→ What the task asks: Exactly the lines from the start of the data below through the line that contains "const idx = groupLabels.map((_, i) => i);" are to be copied, with pictures left out.

→ Records to use:
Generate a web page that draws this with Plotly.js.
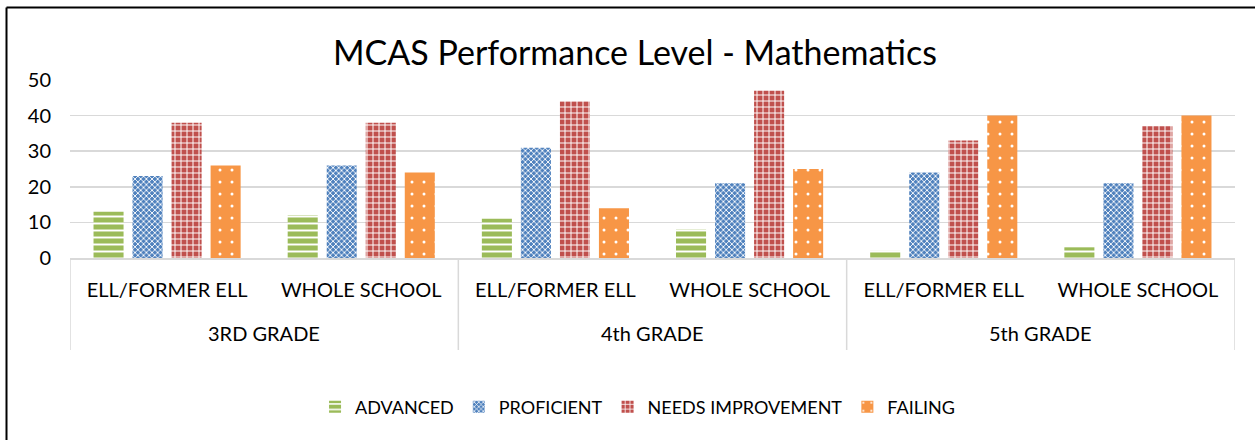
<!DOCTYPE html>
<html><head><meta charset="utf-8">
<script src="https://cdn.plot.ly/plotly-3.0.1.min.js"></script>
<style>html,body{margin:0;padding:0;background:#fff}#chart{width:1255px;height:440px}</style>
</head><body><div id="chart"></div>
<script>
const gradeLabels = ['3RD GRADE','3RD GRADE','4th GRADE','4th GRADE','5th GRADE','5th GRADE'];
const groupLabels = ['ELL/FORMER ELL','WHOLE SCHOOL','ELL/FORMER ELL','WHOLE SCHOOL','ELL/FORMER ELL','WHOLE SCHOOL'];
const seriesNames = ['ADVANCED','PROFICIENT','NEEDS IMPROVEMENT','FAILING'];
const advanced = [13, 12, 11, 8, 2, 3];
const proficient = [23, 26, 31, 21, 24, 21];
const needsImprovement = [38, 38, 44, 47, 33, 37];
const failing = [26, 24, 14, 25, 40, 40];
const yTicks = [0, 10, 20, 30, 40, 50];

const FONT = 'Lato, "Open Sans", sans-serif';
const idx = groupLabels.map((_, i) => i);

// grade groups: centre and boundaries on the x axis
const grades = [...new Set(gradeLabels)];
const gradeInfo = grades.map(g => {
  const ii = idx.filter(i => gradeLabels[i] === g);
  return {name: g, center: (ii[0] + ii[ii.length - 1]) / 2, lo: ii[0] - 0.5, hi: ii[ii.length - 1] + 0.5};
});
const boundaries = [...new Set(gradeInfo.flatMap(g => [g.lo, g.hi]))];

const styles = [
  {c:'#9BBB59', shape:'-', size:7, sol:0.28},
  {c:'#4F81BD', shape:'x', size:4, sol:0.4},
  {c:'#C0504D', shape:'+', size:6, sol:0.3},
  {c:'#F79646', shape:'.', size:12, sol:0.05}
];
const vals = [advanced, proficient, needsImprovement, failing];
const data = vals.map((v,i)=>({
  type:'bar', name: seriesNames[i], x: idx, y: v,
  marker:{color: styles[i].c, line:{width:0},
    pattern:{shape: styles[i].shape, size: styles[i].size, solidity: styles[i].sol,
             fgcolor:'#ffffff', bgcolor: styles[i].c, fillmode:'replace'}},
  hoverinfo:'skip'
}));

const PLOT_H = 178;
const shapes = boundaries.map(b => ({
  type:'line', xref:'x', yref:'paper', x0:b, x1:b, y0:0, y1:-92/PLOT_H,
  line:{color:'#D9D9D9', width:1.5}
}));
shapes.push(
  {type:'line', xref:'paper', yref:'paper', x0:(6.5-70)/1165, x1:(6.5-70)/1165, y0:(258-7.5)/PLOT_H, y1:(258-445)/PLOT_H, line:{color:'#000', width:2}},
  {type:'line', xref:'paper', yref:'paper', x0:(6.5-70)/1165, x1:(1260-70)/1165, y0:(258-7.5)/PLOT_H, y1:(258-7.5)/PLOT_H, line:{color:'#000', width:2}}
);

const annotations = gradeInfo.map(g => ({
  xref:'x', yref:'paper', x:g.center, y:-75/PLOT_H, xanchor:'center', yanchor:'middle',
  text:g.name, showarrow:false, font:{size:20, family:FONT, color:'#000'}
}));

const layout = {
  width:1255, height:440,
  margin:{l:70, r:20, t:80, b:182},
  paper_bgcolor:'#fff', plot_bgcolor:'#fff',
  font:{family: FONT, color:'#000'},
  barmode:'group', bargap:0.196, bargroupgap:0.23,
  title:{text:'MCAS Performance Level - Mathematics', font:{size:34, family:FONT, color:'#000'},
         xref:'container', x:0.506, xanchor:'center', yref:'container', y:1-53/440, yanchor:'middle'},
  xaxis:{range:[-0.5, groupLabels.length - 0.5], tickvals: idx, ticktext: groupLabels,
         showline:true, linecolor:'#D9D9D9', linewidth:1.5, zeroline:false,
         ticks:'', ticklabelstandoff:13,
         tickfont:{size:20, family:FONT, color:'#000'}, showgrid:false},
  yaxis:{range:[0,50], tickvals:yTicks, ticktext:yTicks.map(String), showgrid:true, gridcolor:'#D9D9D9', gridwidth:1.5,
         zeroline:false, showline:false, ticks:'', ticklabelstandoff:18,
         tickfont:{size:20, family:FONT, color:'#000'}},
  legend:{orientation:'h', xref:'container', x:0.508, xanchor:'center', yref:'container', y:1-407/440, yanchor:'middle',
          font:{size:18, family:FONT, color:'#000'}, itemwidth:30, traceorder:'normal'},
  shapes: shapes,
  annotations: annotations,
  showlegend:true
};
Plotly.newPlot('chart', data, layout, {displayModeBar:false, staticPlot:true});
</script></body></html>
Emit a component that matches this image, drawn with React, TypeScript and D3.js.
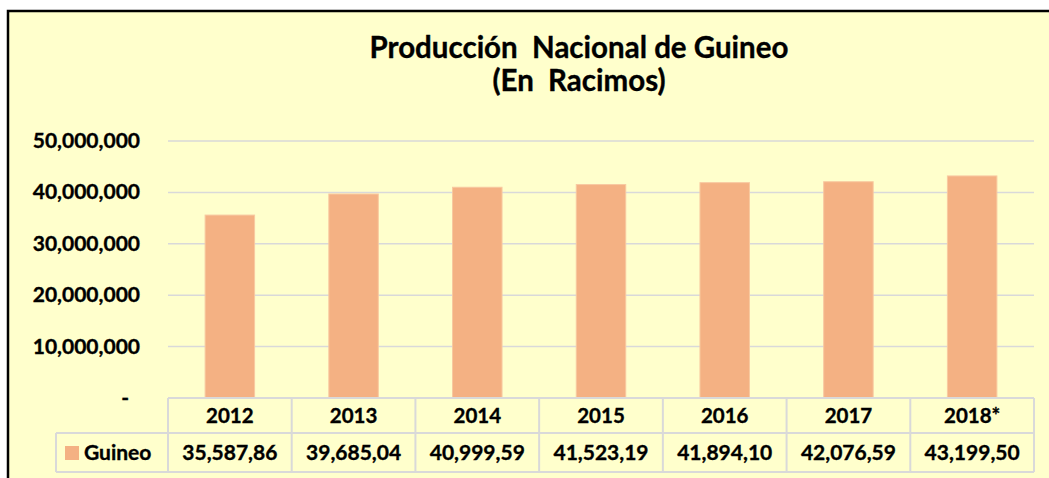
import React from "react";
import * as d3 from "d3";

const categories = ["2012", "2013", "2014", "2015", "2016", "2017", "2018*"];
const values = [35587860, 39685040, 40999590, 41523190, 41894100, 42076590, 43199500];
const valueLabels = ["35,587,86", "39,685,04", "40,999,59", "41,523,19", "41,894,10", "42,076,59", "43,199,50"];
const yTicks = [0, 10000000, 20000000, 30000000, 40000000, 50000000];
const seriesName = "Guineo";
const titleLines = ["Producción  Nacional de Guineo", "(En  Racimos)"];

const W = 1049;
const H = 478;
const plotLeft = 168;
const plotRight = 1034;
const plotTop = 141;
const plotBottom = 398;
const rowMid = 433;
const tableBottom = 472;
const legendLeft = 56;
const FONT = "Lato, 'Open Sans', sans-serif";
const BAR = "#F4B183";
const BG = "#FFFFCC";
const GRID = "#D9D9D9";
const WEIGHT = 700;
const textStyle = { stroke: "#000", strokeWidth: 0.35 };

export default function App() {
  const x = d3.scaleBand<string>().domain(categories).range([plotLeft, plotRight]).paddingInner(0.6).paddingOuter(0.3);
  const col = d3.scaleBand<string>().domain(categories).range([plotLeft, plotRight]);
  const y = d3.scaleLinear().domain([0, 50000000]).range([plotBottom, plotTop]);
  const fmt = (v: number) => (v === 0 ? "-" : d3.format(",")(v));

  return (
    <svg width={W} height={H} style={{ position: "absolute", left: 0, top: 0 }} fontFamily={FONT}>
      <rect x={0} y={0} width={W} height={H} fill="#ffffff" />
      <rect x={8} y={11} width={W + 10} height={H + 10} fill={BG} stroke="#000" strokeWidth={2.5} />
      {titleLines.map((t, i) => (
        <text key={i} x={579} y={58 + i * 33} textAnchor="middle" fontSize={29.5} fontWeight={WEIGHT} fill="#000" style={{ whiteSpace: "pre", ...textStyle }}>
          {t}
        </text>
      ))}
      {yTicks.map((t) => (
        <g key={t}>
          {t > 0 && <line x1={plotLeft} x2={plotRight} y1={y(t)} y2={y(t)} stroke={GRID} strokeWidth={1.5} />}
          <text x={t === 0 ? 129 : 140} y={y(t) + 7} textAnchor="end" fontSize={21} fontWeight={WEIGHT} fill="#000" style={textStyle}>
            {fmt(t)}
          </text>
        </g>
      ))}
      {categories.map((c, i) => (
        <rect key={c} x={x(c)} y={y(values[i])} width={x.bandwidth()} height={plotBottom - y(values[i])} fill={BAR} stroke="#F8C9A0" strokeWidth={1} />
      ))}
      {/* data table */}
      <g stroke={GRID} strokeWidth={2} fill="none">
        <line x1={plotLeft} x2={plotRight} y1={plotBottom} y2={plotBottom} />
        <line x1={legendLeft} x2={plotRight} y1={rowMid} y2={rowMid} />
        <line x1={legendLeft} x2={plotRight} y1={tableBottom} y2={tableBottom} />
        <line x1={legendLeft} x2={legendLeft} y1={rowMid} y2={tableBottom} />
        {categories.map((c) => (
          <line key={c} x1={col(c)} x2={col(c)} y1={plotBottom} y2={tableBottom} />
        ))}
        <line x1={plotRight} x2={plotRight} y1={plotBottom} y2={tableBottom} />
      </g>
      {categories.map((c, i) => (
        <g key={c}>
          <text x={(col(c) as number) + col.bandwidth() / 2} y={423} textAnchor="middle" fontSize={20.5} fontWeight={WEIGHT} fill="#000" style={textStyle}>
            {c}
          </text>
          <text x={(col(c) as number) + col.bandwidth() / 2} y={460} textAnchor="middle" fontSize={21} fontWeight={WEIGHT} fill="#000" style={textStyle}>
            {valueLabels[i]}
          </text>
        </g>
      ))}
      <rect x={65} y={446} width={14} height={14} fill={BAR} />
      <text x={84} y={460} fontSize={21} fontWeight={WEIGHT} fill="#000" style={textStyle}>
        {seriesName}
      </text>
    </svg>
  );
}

→ Full answer:
Generate a web page that draws this with Plotly.js.
<!DOCTYPE html>
<html><head><meta charset="utf-8">
<script src="https://cdn.plot.ly/plotly-3.0.1.min.js"></script>
<style>html,body{margin:0;padding:0;background:#fff}#chart{width:1255px;height:440px}</style>
</head><body><div id="chart"></div>
<script>
const gradeLabels = ['3RD GRADE','3RD GRADE','4th GRADE','4th GRADE','5th GRADE','5th GRADE'];
const groupLabels = ['ELL/FORMER ELL','WHOLE SCHOOL','ELL/FORMER ELL','WHOLE SCHOOL','ELL/FORMER ELL','WHOLE SCHOOL'];
const seriesNames = ['ADVANCED','PROFICIENT','NEEDS IMPROVEMENT','FAILING'];
const advanced = [13, 12, 11, 8, 2, 3];
const proficient = [23, 26, 31, 21, 24, 21];
const needsImprovement = [38, 38, 44, 47, 33, 37];
const failing = [26, 24, 14, 25, 40, 40];
const yTicks = [0, 10, 20, 30, 40, 50];

const FONT = 'Lato, "Open Sans", sans-serif';
const idx = groupLabels.map((_, i) => i);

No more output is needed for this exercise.